■ DATA EXTRACT
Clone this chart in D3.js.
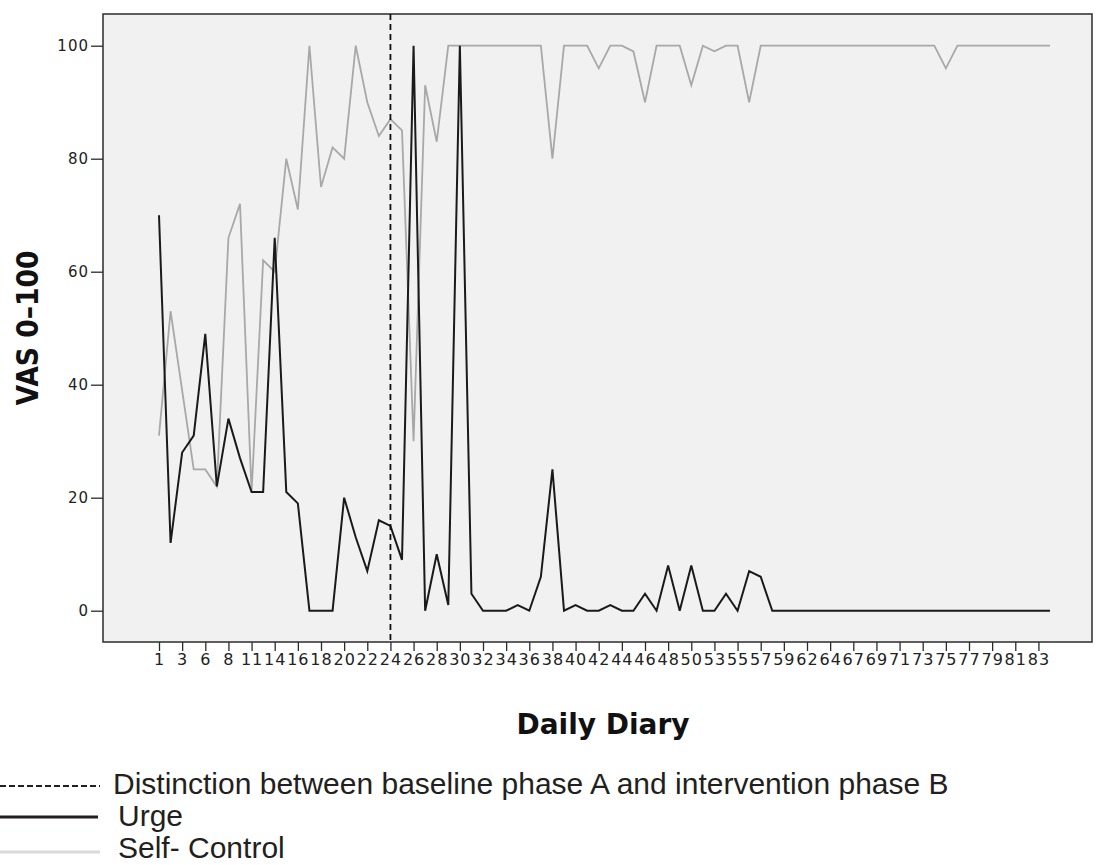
<!DOCTYPE html>
<html>
<head>
<meta charset="utf-8">
<script src="https://cdn.jsdelivr.net/npm/d3@7"></script>
<style>
  html, body { margin: 0; padding: 0; background: #ffffff; }
  svg { display: block; }
</style>
</head>
<body>
<div id="chart"></div>
<script>
// Diary days (x categories), labels shown on every second one
const days = [1, 2, 3, 5, 6, 7, 8, 10, 11, 13, 14, 15, 16, 17, 18, 19, 20, 21, 22, 23,
              24, 25, 26, 27, 28, 29, 30, 31, 32, 33, 34, 35, 36, 37, 38, 39, 40, 41, 42, 43,
              44, 45, 46, 47, 48, 49, 50, 52, 53, 54, 55, 56, 57, 58, 59, 61, 62, 63, 64, 66,
              67, 68, 69, 70, 71, 72, 73, 74, 75, 76, 77, 78, 79, 80, 81, 82, 83, 84];

const urge = [70, 12, 28, 31, 49, 22, 34, 27, 21, 21, 66, 21, 19, 0, 0, 0, 20, 13, 7, 16,
              15, 9, 100, 0, 10, 1, 100, 3, 0, 0, 0, 1, 0, 6, 25, 0, 1, 0, 0, 1,
              0, 0, 3, 0, 8, 0, 8, 0, 0, 3, 0, 7, 6, 0, 0, 0, 0, 0, 0, 0,
              0, 0, 0, 0, 0, 0, 0, 0, 0, 0, 0, 0, 0, 0, 0, 0, 0, 0];

const selfControl = [31, 53, 39, 25, 25, 22, 66, 72, 21, 62, 60, 80, 71, 100, 75, 82, 80, 100, 90, 84,
                     87, 85, 30, 93, 83, 100, 100, 100, 100, 100, 100, 100, 100, 100, 80, 100, 100, 100, 96, 100,
                     100, 99, 90, 100, 100, 100, 93, 100, 99, 100, 100, 90, 100, 100, 100, 100, 100, 100, 100, 100,
                     100, 100, 100, 100, 100, 100, 100, 100, 96, 100, 100, 100, 100, 100, 100, 100, 100, 100];

const yTicks = [0, 20, 40, 60, 80, 100];
const phaseChangeDay = 24;

const legendItems = [
    { label: 'Distinction between baseline phase A and intervention phase B', kind: 'phase' },
    { label: 'Urge',          kind: 'urge' },
    { label: 'Self- Control', kind: 'self' }
];

// ---------------------------------------------------------------------------
const W = 1099, H = 865;
const frame = { left: 103, top: 14, right: 1092, bottom: 642 };

const svg = d3.select('#chart').append('svg')
    .attr('width', W)
    .attr('height', H)
    .attr('viewBox', `0 0 ${W} ${H}`);

const x = d3.scalePoint()
    .domain(days)
    .range([159, 1050]);

const y = d3.scaleLinear()
    .domain([0, 100])
    .range([610.7, 45.7]);

// plot background + frame
svg.append('rect')
    .attr('x', frame.left)
    .attr('y', frame.top)
    .attr('width', frame.right - frame.left)
    .attr('height', frame.bottom - frame.top)
    .attr('fill', '#f0f1f0')
    .attr('stroke', '#2b2b2b')
    .attr('stroke-width', 1.5);

// y axis
const yAxis = svg.append('g')
    .attr('transform', `translate(${frame.left},0)`)
    .call(d3.axisLeft(y).tickValues(yTicks).tickSize(12).tickPadding(2));
yAxis.select('.domain').remove();
yAxis.selectAll('.tick line').attr('stroke', '#2b2b2b').attr('stroke-width', 1.3);
yAxis.selectAll('.tick text')
    .attr('font-family', 'DejaVu Sans, sans-serif')
    .attr('font-size', 15)
    .attr('letter-spacing', 1)
    .attr('fill', '#222');

// x axis (every second day gets a tick + label)
const xTickDays = days.filter((d, i) => i % 2 === 0);
const xAxis = svg.append('g')
    .attr('transform', `translate(0,${frame.bottom})`)
    .call(d3.axisBottom(x).tickValues(xTickDays).tickSize(9).tickPadding(3));
xAxis.select('.domain').remove();
xAxis.selectAll('.tick line').attr('stroke', '#2b2b2b').attr('stroke-width', 1.3);
xAxis.selectAll('.tick text')
    .attr('font-family', 'DejaVu Sans, sans-serif')
    .attr('font-size', 16)
    .attr('letter-spacing', 1)
    .attr('fill', '#222');

// axis titles
svg.append('text')
    .attr('transform', `translate(38,328) rotate(-90)`)
    .attr('text-anchor', 'middle')
    .attr('font-family', 'DejaVu Sans, sans-serif')
    .attr('font-weight', 'bold')
    .attr('font-size', 31)
    .attr('textLength', 155)
    .attr('lengthAdjust', 'spacingAndGlyphs')
    .attr('fill', '#111')
    .text('VAS 0–100');

svg.append('text')
    .attr('x', 603)
    .attr('y', 734)
    .attr('text-anchor', 'middle')
    .attr('font-family', 'DejaVu Sans, sans-serif')
    .attr('font-weight', 'bold')
    .attr('font-size', 28)
    .attr('fill', '#111')
    .text('Daily Diary');

// series
const line = d3.line()
    .x((d, i) => x(days[i]))
    .y(d => y(d));

svg.append('path')
    .datum(selfControl)
    .attr('fill', 'none')
    .attr('stroke', '#a8a8a8')
    .attr('stroke-width', 1.8)
    .attr('d', line);

svg.append('path')
    .datum(urge)
    .attr('fill', 'none')
    .attr('stroke', '#1a1a1a')
    .attr('stroke-width', 2)
    .attr('d', line);

// phase A / B divider
svg.append('line')
    .attr('x1', x(phaseChangeDay)).attr('x2', x(phaseChangeDay))
    .attr('y1', frame.top).attr('y2', frame.bottom)
    .attr('stroke', '#111')
    .attr('stroke-width', 1.8)
    .attr('stroke-dasharray', '6,4');

// legend (below the chart, flush left)
const legendY = [786, 817, 852];
const legendTextX = [113, 118, 118];
const legendTextY = [794, 826, 858];
const lg = svg.append('g');
legendItems.forEach((item, i) => {
    const ln = lg.append('line')
        .attr('x1', 0).attr('x2', 100)
        .attr('y1', legendY[i]).attr('y2', legendY[i]);
    if (item.kind === 'phase') {
        ln.attr('stroke', '#231f20').attr('stroke-width', 2).attr('stroke-dasharray', '6,3');
    } else if (item.kind === 'urge') {
        ln.attr('stroke', '#231f20').attr('stroke-width', 3).attr('x2', 98);
    } else {
        ln.attr('stroke', '#d9d9d9').attr('stroke-width', 3);
    }
    lg.append('text')
        .attr('x', legendTextX[i])
        .attr('y', legendTextY[i])
        .attr('font-family', 'Liberation Sans, Arial, sans-serif')
        .attr('font-size', 30)
        .attr('fill', '#231f20')
        .text(item.label);
});
</script>
</body>
</html>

■ THE EXERCISE
Without the pictures, write out the whole listing above exactly as it appears.

■ EXERCISE RESPONSE
Clone this chart in D3.js.
<!DOCTYPE html>
<html>
<head>
<meta charset="utf-8">
<script src="https://cdn.jsdelivr.net/npm/d3@7"></script>
<style>
  html, body { margin: 0; padding: 0; background: #ffffff; }
  svg { display: block; }
</style>
</head>
<body>
<div id="chart"></div>
<script>
// Diary days (x categories), labels shown on every second one
const days = [1, 2, 3, 5, 6, 7, 8, 10, 11, 13, 14, 15, 16, 17, 18, 19, 20, 21, 22, 23,
              24, 25, 26, 27, 28, 29, 30, 31, 32, 33, 34, 35, 36, 37, 38, 39, 40, 41, 42, 43,
              44, 45, 46, 47, 48, 49, 50, 52, 53, 54, 55, 56, 57, 58, 59, 61, 62, 63, 64, 66,
              67, 68, 69, 70, 71, 72, 73, 74, 75, 76, 77, 78, 79, 80, 81, 82, 83, 84];

const urge = [70, 12, 28, 31, 49, 22, 34, 27, 21, 21, 66, 21, 19, 0, 0, 0, 20, 13, 7, 16,
              15, 9, 100, 0, 10, 1, 100, 3, 0, 0, 0, 1, 0, 6, 25, 0, 1, 0, 0, 1,
              0, 0, 3, 0, 8, 0, 8, 0, 0, 3, 0, 7, 6, 0, 0, 0, 0, 0, 0, 0,
              0, 0, 0, 0, 0, 0, 0, 0, 0, 0, 0, 0, 0, 0, 0, 0, 0, 0];

const selfControl = [31, 53, 39, 25, 25, 22, 66, 72, 21, 62, 60, 80, 71, 100, 75, 82, 80, 100, 90, 84,
                     87, 85, 30, 93, 83, 100, 100, 100, 100, 100, 100, 100, 100, 100, 80, 100, 100, 100, 96, 100,
                     100, 99, 90, 100, 100, 100, 93, 100, 99, 100, 100, 90, 100, 100, 100, 100, 100, 100, 100, 100,
                     100, 100, 100, 100, 100, 100, 100, 100, 96, 100, 100, 100, 100, 100, 100, 100, 100, 100];

const yTicks = [0, 20, 40, 60, 80, 100];
const phaseChangeDay = 24;

const legendItems = [
    { label: 'Distinction between baseline phase A and intervention phase B', kind: 'phase' },
    { label: 'Urge',          kind: 'urge' },
    { label: 'Self- Control', kind: 'self' }
];

// ---------------------------------------------------------------------------
const W = 1099, H = 865;
const frame = { left: 103, top: 14, right: 1092, bottom: 642 };

const svg = d3.select('#chart').append('svg')
    .attr('width', W)
    .attr('height', H)
    .attr('viewBox', `0 0 ${W} ${H}`);

const x = d3.scalePoint()
    .domain(days)
    .range([159, 1050]);

const y = d3.scaleLinear()
    .domain([0, 100])
    .range([610.7, 45.7]);

// plot background + frame
svg.append('rect')
    .attr('x', frame.left)
    .attr('y', frame.top)
    .attr('width', frame.right - frame.left)
    .attr('height', frame.bottom - frame.top)
    .attr('fill', '#f0f1f0')
    .attr('stroke', '#2b2b2b')
    .attr('stroke-width', 1.5);

// y axis
const yAxis = svg.append('g')
    .attr('transform', `translate(${frame.left},0)`)
    .call(d3.axisLeft(y).tickValues(yTicks).tickSize(12).tickPadding(2));
yAxis.select('.domain').remove();
yAxis.selectAll('.tick line').attr('stroke', '#2b2b2b').attr('stroke-width', 1.3);
yAxis.selectAll('.tick text')
    .attr('font-family', 'DejaVu Sans, sans-serif')
    .attr('font-size', 15)
    .attr('letter-spacing', 1)
    .attr('fill', '#222');

// x axis (every second day gets a tick + label)
const xTickDays = days.filter((d, i) => i % 2 === 0);
const xAxis = svg.append('g')
    .attr('transform', `translate(0,${frame.bottom})`)
    .call(d3.axisBottom(x).tickValues(xTickDays).tickSize(9).tickPadding(3));
xAxis.select('.domain').remove();
xAxis.selectAll('.tick line').attr('stroke', '#2b2b2b').attr('stroke-width', 1.3);
xAxis.selectAll('.tick text')
    .attr('font-family', 'DejaVu Sans, sans-serif')
    .attr('font-size', 16)
    .attr('letter-spacing', 1)
    .attr('fill', '#222');

// axis titles
svg.append('text')
    .attr('transform', `translate(38,328) rotate(-90)`)
    .attr('text-anchor', 'middle')
    .attr('font-family', 'DejaVu Sans, sans-serif')
    .attr('font-weight', 'bold')
    .attr('font-size', 31)
    .attr('textLength', 155)
    .attr('lengthAdjust', 'spacingAndGlyphs')
    .attr('fill', '#111')
    .text('VAS 0–100');

svg.append('text')
    .attr('x', 603)
    .attr('y', 734)
    .attr('text-anchor', 'middle')
    .attr('font-family', 'DejaVu Sans, sans-serif')
    .attr('font-weight', 'bold')
    .attr('font-size', 28)
    .attr('fill', '#111')
    .text('Daily Diary');

// series
const line = d3.line()
    .x((d, i) => x(days[i]))
    .y(d => y(d));

svg.append('path')
    .datum(selfControl)
    .attr('fill', 'none')
    .attr('stroke', '#a8a8a8')
    .attr('stroke-width', 1.8)
    .attr('d', line);

svg.append('path')
    .datum(urge)
    .attr('fill', 'none')
    .attr('stroke', '#1a1a1a')
    .attr('stroke-width', 2)
    .attr('d', line);

// phase A / B divider
svg.append('line')
    .attr('x1', x(phaseChangeDay)).attr('x2', x(phaseChangeDay))
    .attr('y1', frame.top).attr('y2', frame.bottom)
    .attr('stroke', '#111')
    .attr('stroke-width', 1.8)
    .attr('stroke-dasharray', '6,4');

// legend (below the chart, flush left)
const legendY = [786, 817, 852];
const legendTextX = [113, 118, 118];
const legendTextY = [794, 826, 858];
const lg = svg.append('g');
legendItems.forEach((item, i) => {
    const ln = lg.append('line')
        .attr('x1', 0).attr('x2', 100)
        .attr('y1', legendY[i]).attr('y2', legendY[i]);
    if (item.kind === 'phase') {
        ln.attr('stroke', '#231f20').attr('stroke-width', 2).attr('stroke-dasharray', '6,3');
    } else if (item.kind === 'urge') {
        ln.attr('stroke', '#231f20').attr('stroke-width', 3).attr('x2', 98);
    } else {
        ln.attr('stroke', '#d9d9d9').attr('stroke-width', 3);
    }
    lg.append('text')
        .attr('x', legendTextX[i])
        .attr('y', legendTextY[i])
        .attr('font-family', 'Liberation Sans, Arial, sans-serif')
        .attr('font-size', 30)
        .attr('fill', '#231f20')
        .text(item.label);
});
</script>
</body>
</html>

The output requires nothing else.